Noncontrast head CT with AI helps to localize hemorrhage: Study
USA: The use of noncontrast head CT (NCCT) scans with an artificial intelligence (AI) algorithm may help clinicians to better identify, localize, and characterize intracranial hemorrhages (ICHs), says a recent study. The study was published in the the journal Radiology: Artificial Intelligence on April 20, 2022.
The retrospective study was conducted by Eli Gibson and colleagues to present a method that automatically detects, subtypes and locates acute/subacute ICH on NCCT and generates detection confidence scores to detect high-confidence data subsets with higher accuracy and improve radiologic worklist prioritization. Such score warrant clinicians for better use of AI tools.
The study included 46,057 studies from seven 'internal' centers for development (training/architecture selection/hyperparameter tuning/operating point calibration) (n = 25,946) and evaluation (n = 2,947) and three 'external' centers for calibration (n = 400) and evaluation (n = 16,764).
Development data was contributed by 'Internal' centers while 'external' centers did not. ICH and subtype presence (intraparenchymal/intraventricular/subarachnoid/subdural/epidural) and segmentations per case was predicted by deep neural networks.
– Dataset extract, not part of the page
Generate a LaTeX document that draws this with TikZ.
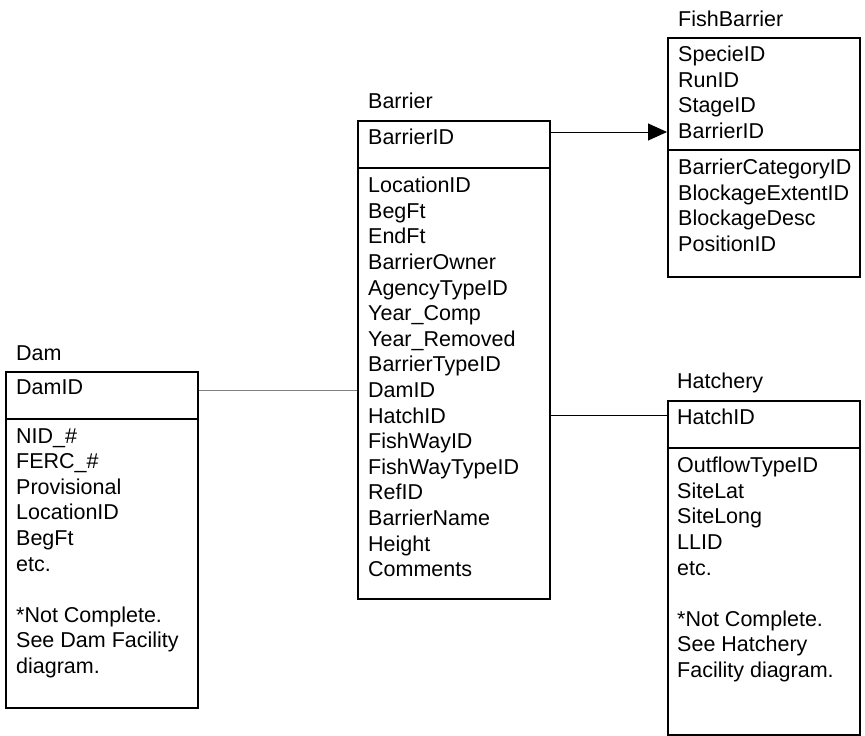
\documentclass[tikz,border=0pt]{standalone}
\usepackage{fontspec}
\setmainfont{Liberation Sans}
\usetikzlibrary{arrows.meta}
\tikzset{
  tbl/.style={draw, line width=1.8pt, anchor=north west, inner sep=0pt, minimum width=192pt},
  rule/.style={line width=1.8pt},
  rows/.style={anchor=north west, inner sep=0pt, align=left, font=\fontsize{21.5}{25.6}\selectfont},
  title/.style={anchor=base west, inner sep=0pt, font=\fontsize{21.5}{25.6}\selectfont},
  link/.style={line width=1pt}
}

\begin{document}
\begin{tikzpicture}[x=1pt,y=-1pt]
\useasboundingbox (0,0) rectangle (865,736);
% Dam
\node[title] (damt) at (16,360) {Dam};
\node[tbl, minimum height=336pt] (dam) at (5,371) {};
\draw[rule] (5,419) -- (197,419);
\node[rows] (damk) at (16,380) {DamID};
\node[rows] (damf) at (16,428) {NID\_\#\\FERC\_\#\\Provisional\\LocationID\\BegFt\\etc.\\[25.6pt]*Not Complete.\\See Dam Facility\\diagram.};
% Barrier
\node[title] (barriert) at (368,108) {Barrier};
\node[tbl, minimum height=478pt] (barrier) at (357,120) {};
\draw[rule] (357,168) -- (550,168);
\node[rows] (barrierk) at (368,129) {BarrierID};
\node[rows] (barrierf) at (368,177) {LocationID\\BegFt\\EndFt\\BarrierOwner\\AgencyTypeID\\Year\_Comp\\Year\_Removed\\BarrierTypeID\\DamID\\HatchID\\FishWayID\\FishWayTypeID\\RefID\\BarrierName\\Height\\Comments};
% FishBarrier
\node[title] (fisht) at (678,26) {FishBarrier};
\node[tbl, minimum height=239pt] (fish) at (667,37) {};
\draw[rule] (667,150) -- (859,150);
\node[rows] (fishk) at (678,46) {SpecieID\\RunID\\StageID\\BarrierID};
\node[rows] (fishf) at (678,159) {BarrierCategoryID\\BlockageExtentID\\BlockageDesc\\PositionID};
% Hatchery
\node[title] (hatcht) at (677,388) {Hatchery};
\node[tbl, minimum height=334pt] (hatch) at (667,400) {};
\draw[rule] (667,448) -- (859,448);
\node[rows] (hatchk) at (677,409) {HatchID};
\node[rows] (hatchf) at (677,457) {OutflowTypeID\\SiteLat\\SiteLong\\LLID\\etc.\\[25.6pt]*Not Complete.\\See Hatchery\\Facility diagram.};
% links
\coordinate (flink) at (0,132);
\coordinate (dlink) at (0,390);
\coordinate (hlink) at (0,415);
\draw[link, -{Triangle[length=19pt,width=17pt]}] (barrier.east |- flink) -- (fish.west |- flink);
\draw[link, gray] (dam.east |- dlink) -- (barrier.west |- dlink);
\draw[link] (barrier.east |- hlink) -- (hatch.west |- hlink);
\end{tikzpicture}
\end{document}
Two ICH confidence scores are discussed: a calibrated classifier (CC) entropy, and a Dempster-Shafer score (DS).
The study led to the following findings:
· The area-under-the-curve for ICH was 0.97 [0.97, 0.98] and 0.95 [0.94, 0.95] on internal and external center data, respectively.
· On 80% of the data stratified by CC & DS scores, the system improved the Youden's index for internal centers from 0.84 to 0.93 (CC) and 0.92 (DS), respectively, and for external centers from 0.78 to 0.88 (CC) and 0.89 (DS).
· Models estimated 27% (CC) and 27% (DS) and 25% (CC) and 27% (DS) decreases, respectively, in RTAT for AI-prioritized worklists with versus without confidence measures.
The authors concluded, "NCCT ICH detection with statistical confidence reliably detected and subtyped hemorrhage, identified high-confidence predictions, and improved worklist prioritization in simulation."
Reference:
The study titled, "AI with Statistical Confidence Scores for Detection of Acute/Subacute Hemorrhage in Noncontrast Head CT Scans," was published in the journal Radiology: Artificial Intelligence.